◆ What to work on
All entries below need to be written out exactly, but without their pictures.

[Start The input]

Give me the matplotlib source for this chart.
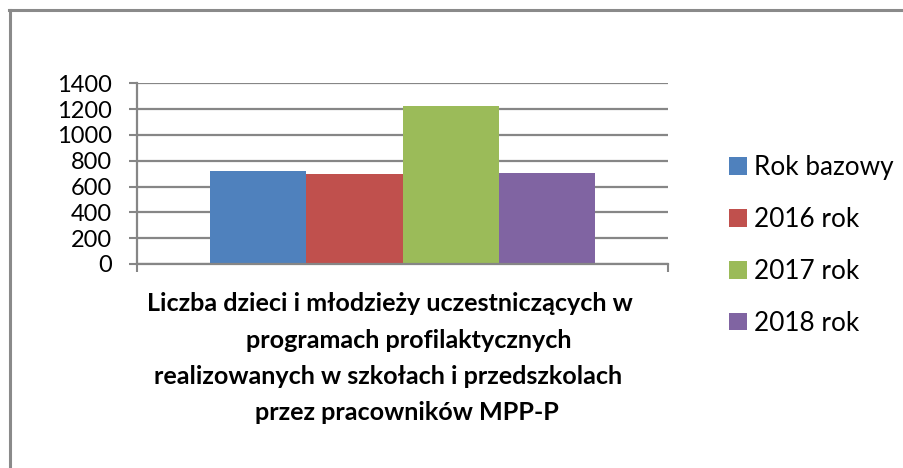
import matplotlib
matplotlib.use("Agg")
import matplotlib.pyplot as plt
from matplotlib.lines import Line2D
from matplotlib.patches import Patch

series = ["Rok bazowy", "2016 rok", "2017 rok", "2018 rok"]
values = [721, 698, 1225, 705]
colors = ["#4F81BD", "#C0504D", "#9BBB59", "#8064A2"]
yticks = [0, 200, 400, 600, 800, 1000, 1200, 1400]
title_lines = [
    "Liczba dzieci i młodzieży uczestniczących w",
    "programach profilaktycznych",
    "realizowanych w szkołach i przedszkolach",
    "przez pracowników MPP-P",
]

plt.rcParams["font.family"] = ["Lato", "DejaVu Sans"]
W, H = 904, 468
fig = plt.figure(figsize=(W / 100, H / 100), dpi=100)

def fx(px):
    return px / W

def fy(py):
    return 1 - py / H

ax = fig.add_axes([fx(137), fy(264), fx(668) - fx(137), fy(83.3) - fy(264)])
gray = "#868686"
bw = 0.1817
n = len(values)
for i, (v, c) in enumerate(zip(values, colors)):
    ax.bar((i - (n - 1) / 2) * bw, v, width=bw, color=c, zorder=3, label=series[i])

ax.set_xlim(-0.5, 0.5)
ax.set_ylim(0, 1400)
ax.set_yticks(yticks)
ax.set_yticklabels([str(t) for t in yticks], fontsize=17)
ax.set_xticks([-0.5, 0.5])
ax.set_xticklabels(["", ""])
ax.tick_params(axis="both", direction="out", length=6, width=1.5, color=gray, pad=12)
ax.yaxis.grid(True, color=gray, linewidth=1.6, zorder=0)
for s in ["top", "right"]:
    ax.spines[s].set_visible(False)
for s in ["left", "bottom"]:
    ax.spines[s].set_color(gray)
    ax.spines[s].set_linewidth(1.6)
ax.spines["bottom"].set_zorder(4)

centers = [390, 409, 388, 407]
baselines = [311, 348, 384, 420]
for line, cx, cy in zip(title_lines, centers, baselines):
    fig.text(fx(cx), fy(cy), line, ha="center", va="baseline", fontsize=18.1, fontweight="bold")

handles = [Patch(facecolor=c, edgecolor="none") for c in colors]
leg = fig.legend(handles, series, loc="upper left", bbox_to_anchor=(fx(716), fy(142)),
                 frameon=False, fontsize=18.8, handlelength=0.67, handleheight=0.67,
                 handletextpad=0.3, labelspacing=1.03, borderpad=0)

fig.add_artist(Line2D([fx(10), fx(10)], [fy(10), 0], color="#8a8a8a", linewidth=2.2))
fig.add_artist(Line2D([fx(9), 1], [fy(10), fy(10)], color="#8a8a8a", linewidth=2.2))

fig.savefig("out.png", dpi=100)
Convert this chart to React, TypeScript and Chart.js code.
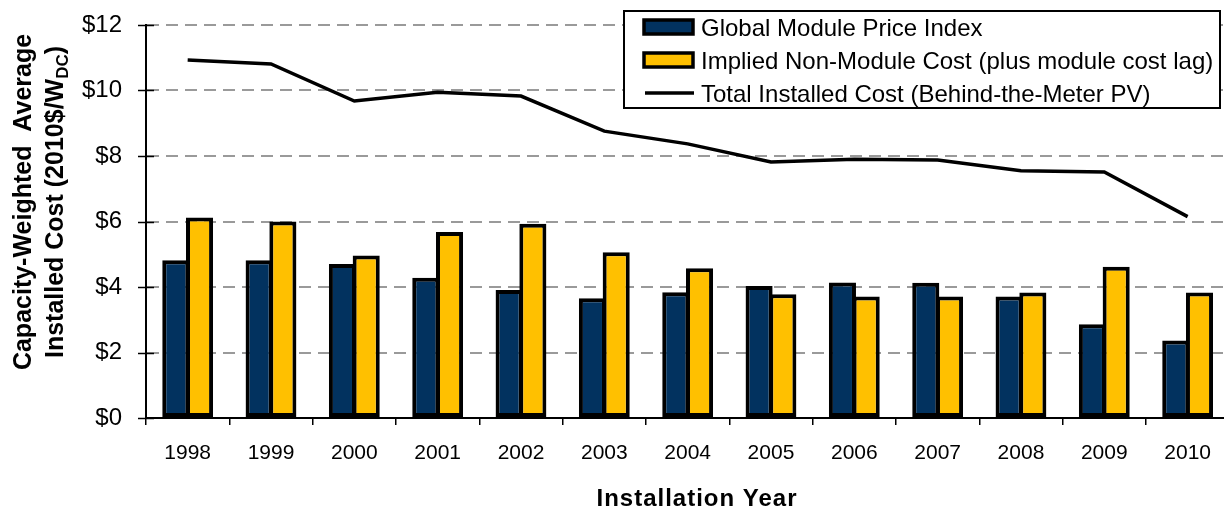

[End The input]

◆ Full answer
Give me the matplotlib source for this chart.
import matplotlib
matplotlib.use("Agg")
import matplotlib.pyplot as plt
from matplotlib.lines import Line2D
from matplotlib.patches import Patch

series = ["Rok bazowy", "2016 rok", "2017 rok", "2018 rok"]
values = [721, 698, 1225, 705]
colors = ["#4F81BD", "#C0504D", "#9BBB59", "#8064A2"]
yticks = [0, 200, 400, 600, 800, 1000, 1200, 1400]
title_lines = [
    "Liczba dzieci i młodzieży uczestniczących w",
    "programach profilaktycznych",
    "realizowanych w szkołach i przedszkolach",
    "przez pracowników MPP-P",
]

plt.rcParams["font.family"] = ["Lato", "DejaVu Sans"]
W, H = 904, 468
fig = plt.figure(figsize=(W / 100, H / 100), dpi=100)

def fx(px):
    return px / W

def fy(py):
    return 1 - py / H

ax = fig.add_axes([fx(137), fy(264), fx(668) - fx(137), fy(83.3) - fy(264)])
gray = "#868686"
bw = 0.1817
n = len(values)
for i, (v, c) in enumerate(zip(values, colors)):
    ax.bar((i - (n - 1) / 2) * bw, v, width=bw, color=c, zorder=3, label=series[i])

ax.set_xlim(-0.5, 0.5)
ax.set_ylim(0, 1400)
ax.set_yticks(yticks)
ax.set_yticklabels([str(t) for t in yticks], fontsize=17)
ax.set_xticks([-0.5, 0.5])
ax.set_xticklabels(["", ""])
ax.tick_params(axis="both", direction="out", length=6, width=1.5, color=gray, pad=12)
ax.yaxis.grid(True, color=gray, linewidth=1.6, zorder=0)
for s in ["top", "right"]:
    ax.spines[s].set_visible(False)
for s in ["left", "bottom"]:
    ax.spines[s].set_color(gray)
    ax.spines[s].set_linewidth(1.6)
ax.spines["bottom"].set_zorder(4)

centers = [390, 409, 388, 407]
baselines = [311, 348, 384, 420]
for line, cx, cy in zip(title_lines, centers, baselines):
    fig.text(fx(cx), fy(cy), line, ha="center", va="baseline", fontsize=18.1, fontweight="bold")

handles = [Patch(facecolor=c, edgecolor="none") for c in colors]
leg = fig.legend(handles, series, loc="upper left", bbox_to_anchor=(fx(716), fy(142)),
                 frameon=False, fontsize=18.8, handlelength=0.67, handleheight=0.67,
                 handletextpad=0.3, labelspacing=1.03, borderpad=0)

fig.add_artist(Line2D([fx(10), fx(10)], [fy(10), 0], color="#8a8a8a", linewidth=2.2))
fig.add_artist(Line2D([fx(9), 1], [fy(10), fy(10)], color="#8a8a8a", linewidth=2.2))

fig.savefig("out.png", dpi=100)
Convert this chart to React, TypeScript and Chart.js code.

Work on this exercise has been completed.